Holocaust films are, for the most part, difficult. By the nature of celluloid, they’re rendered on the same stuff as Hollywood glory, where every tear shed for Schindler is undone by a sneaky one for Braveheart.
It’s simply hard to enlicit raw emotions from an audience when we’re so far removed from the agony; kicking back at the local multiplex, chugging popcorn while demanding the next new sensation. So when The Counterfeiter elicits a merciless emotional response, it’s as surprising as it is disturbing.

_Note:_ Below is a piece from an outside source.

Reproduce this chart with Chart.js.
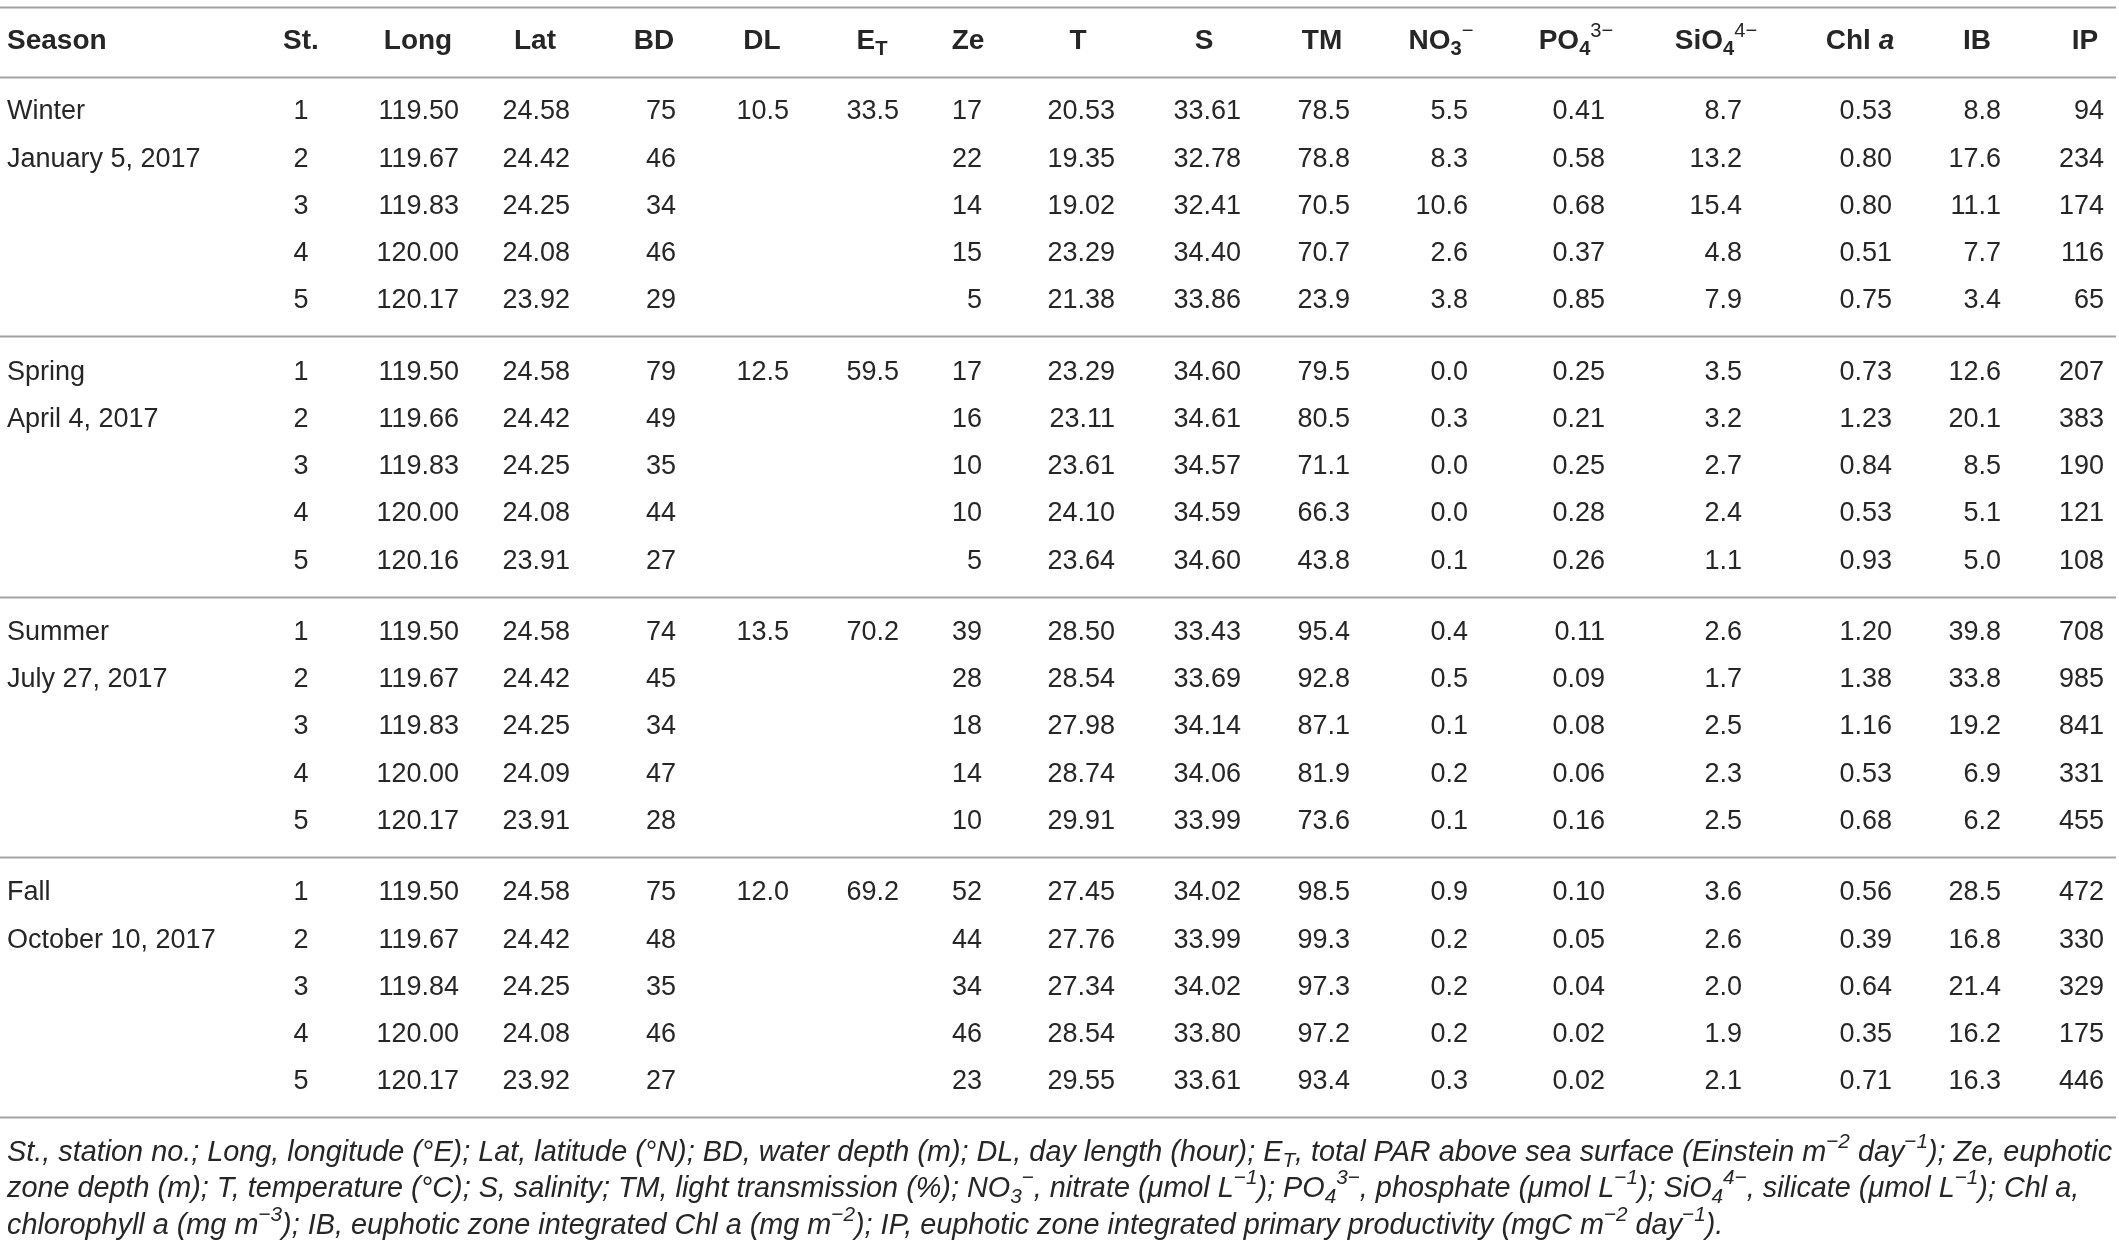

Salomon ‘Sally’ Sorowitsch is a Jew and highly successful counterfeiter who is taken to the Sachsenhausen concentration camp where he’s to lead a hand picked group of prisoners enlisted to forge the British and American currency on behalf of the Nazis. The prisoners are rewarded for their efforts by residing in the Golden Cage, a ‘luxury’ area with beds, food, sanitation and the clothes of murdered Auschwitz inmates.
It’s as the men begin fighting over whether to comply and survive or sabotage the project for the greater good that The Counterfeiter creeps under your skin, forcing you to relate to Sally’s guilty survival instinct while others behind the wall suffer.
The result is a film that all but ignores the usual wartime moralising, dealing in issues that we can relate to rather than the unimaginable horror of the gas chambers. But don’t be fooled, the view from the coveted seat of historical hindsight is by no means a pretty one.